Ford School professor Kevin Stange has been awarded a $49,854 grant from the Spencer Foundation to study the effects of tuition deregulation on public high school graduates in Texas. The grant comes through the foundation's Education and Social Opportunity Area of Inquiry, which focuses on "studies that examine the ways in which differences in education experiences…translate into differences in employment, earning, and civic and social outcomes."
Since 2003, public universities in Texas, Florida, and Virginia have gained the right to determine their own tuitions, which had previously been the place of the state legislature. Over the past decade these universities have increased prices, especially for popular undergraduate majors, and the phenomenon of deregulation remains a topic of interest in state legislatures across the country, especially New York, Washington and Ohio, which are considering their own deregulation proposals.

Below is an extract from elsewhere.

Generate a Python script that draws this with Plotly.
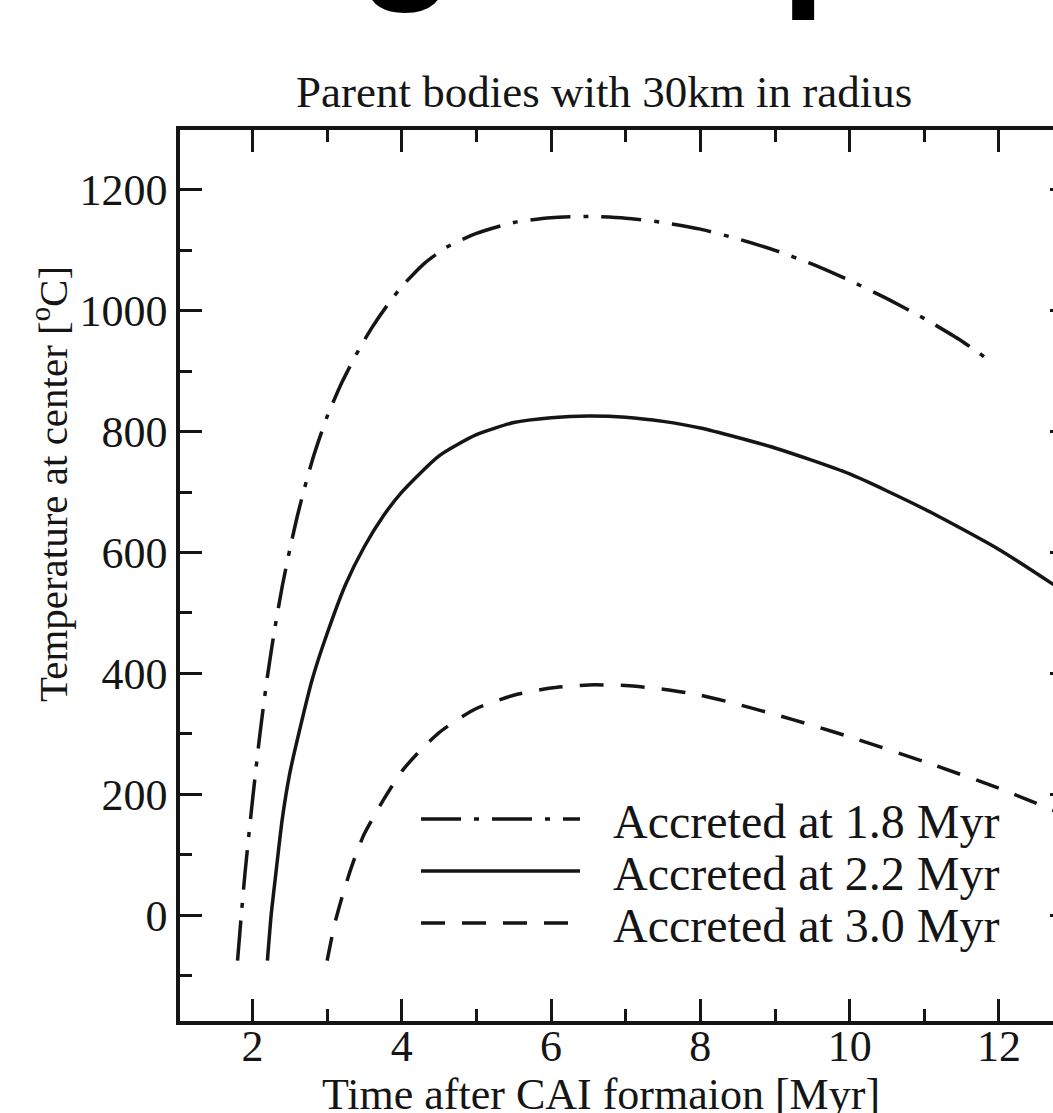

Because few empirical studies have been conducted on the subject, legislators generally lack quantitative evidence of deregulation's effects on education, especially among women and minorities. Stange's grant will allow him to survey the enormous changes to the pricing structure of the University of Texas system and the effects of those changes on students from a broad spectrum of backgrounds. This dovetails with Stange's broader academic interests in labor, higher education, and public economics.
Kevin Stange is an assistant professor of public policy at the Ford School and a faculty affiliate with the school's Education Policy Initiative.